Alumni who triumphed over tragedy honored with scholarship
When Roy and then Miki Tsujimoto emigrated from Japan to the United States in the 1910s, they believed in the American dream, and they knew they would have to work twice as hard as nonimmigrants to attain it.
But that American dream was hard to come by. Their dairy farm went under when milk prices plunged during the Depression. Amid anti-Asian racism exacerbated by the Pearl Harbor attack on Dec. 7, 1941, the family was forcibly relocated to an internment camp in Poston, Arizona, where they spent two and a half years.

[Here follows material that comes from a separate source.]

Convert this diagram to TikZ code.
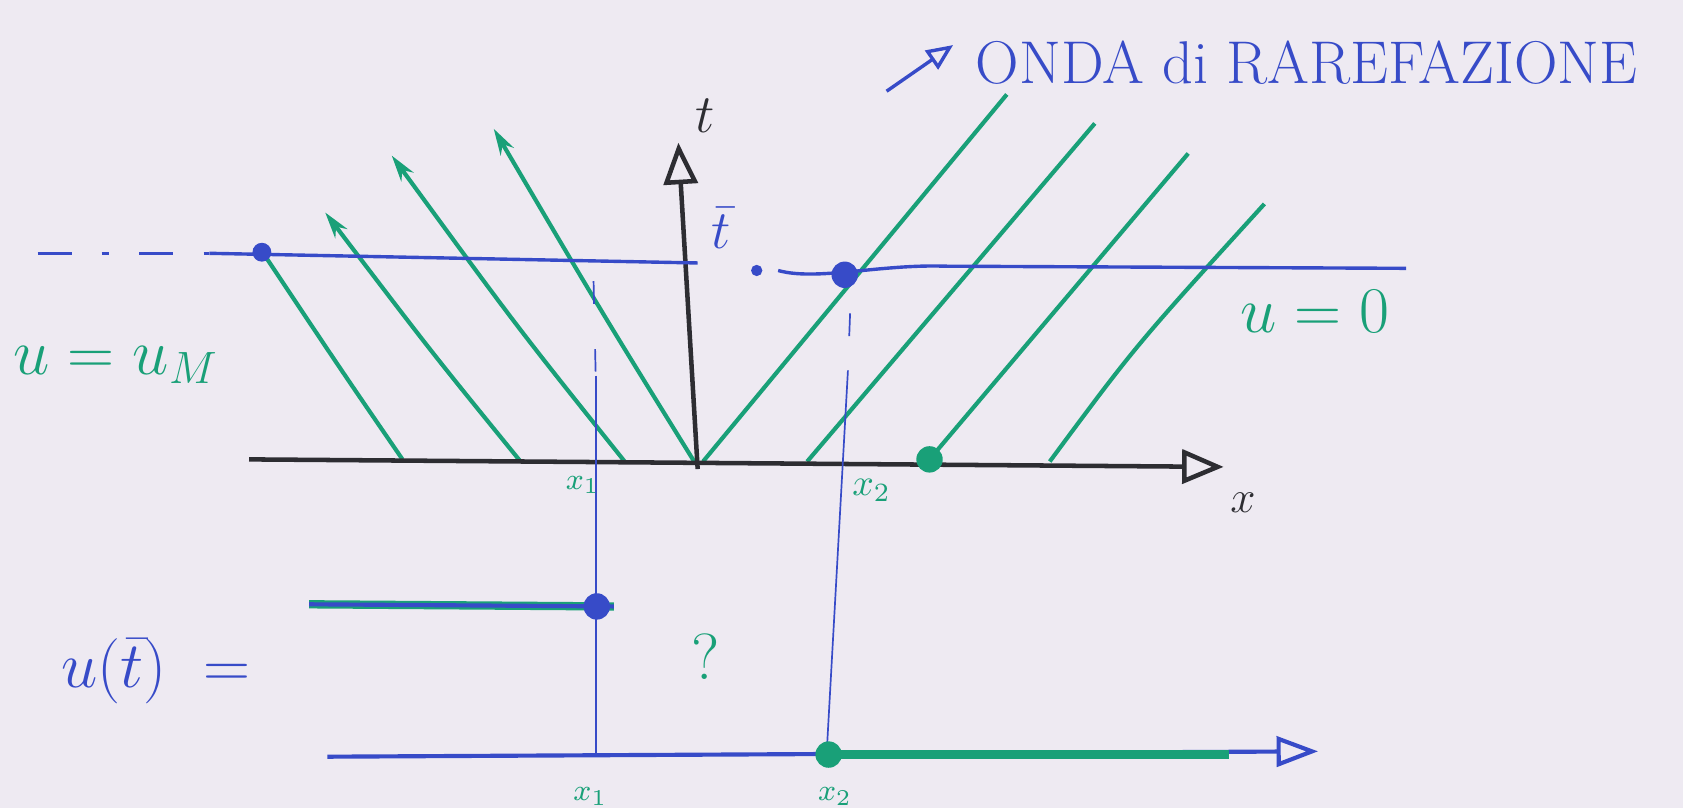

Now the couple – whose sons Josh ’49 and Harry ’51 found opportunity as students in the College of Agriculture and Life Sciences – will be honored with the “Tsujimoto Family Plaza” on the Ag Quad.

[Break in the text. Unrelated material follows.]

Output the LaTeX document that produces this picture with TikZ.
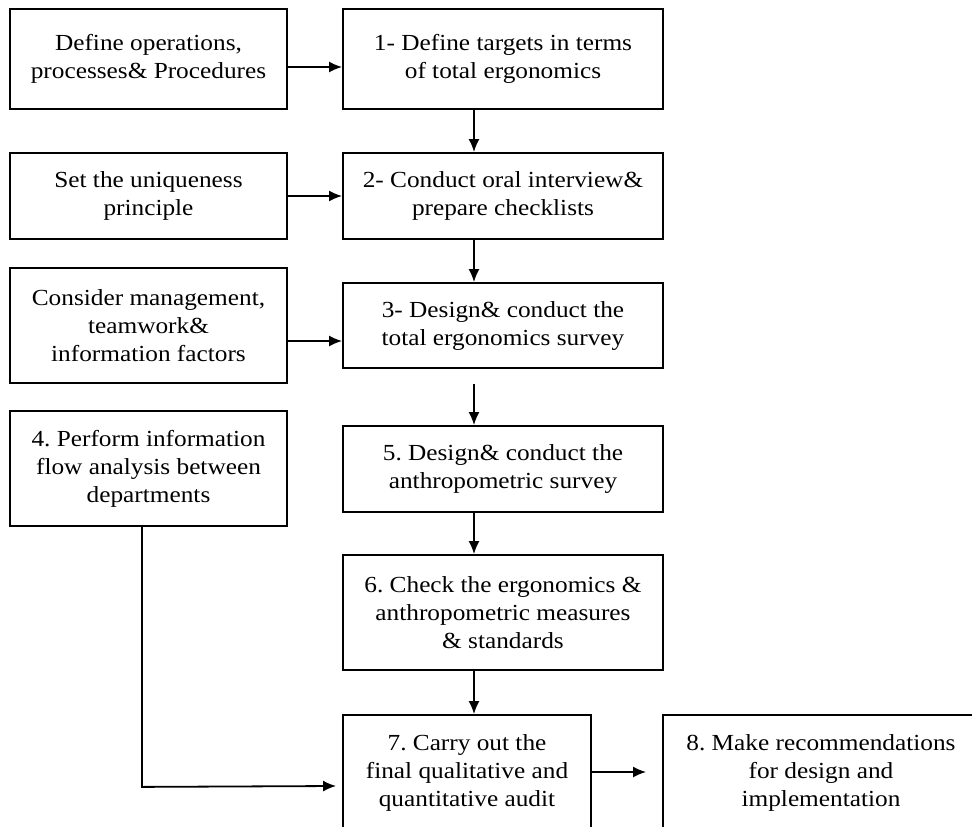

To honor Harry and Josh, Harry’s wife, Grace Kase, made a $4 million gift to Cornell, $3 million of which will fund two new scholarships for low-income students who are immigrants or the children of immigrants. As part of Cornell’s affordability initiative, a key priority of the recently launched To Do the Greatest Good campaign, Kase’s scholarship gifts will be matched with an additional $1.5 million through the university’s challenge match program, increasing the impact of the newly formed endowments. The other $1 million will be used to support CALS programming, at the dean’s discretion, in honor of which Cornell has named a plaza on the Ag Quad the “Tsujimoto Family Plaza.”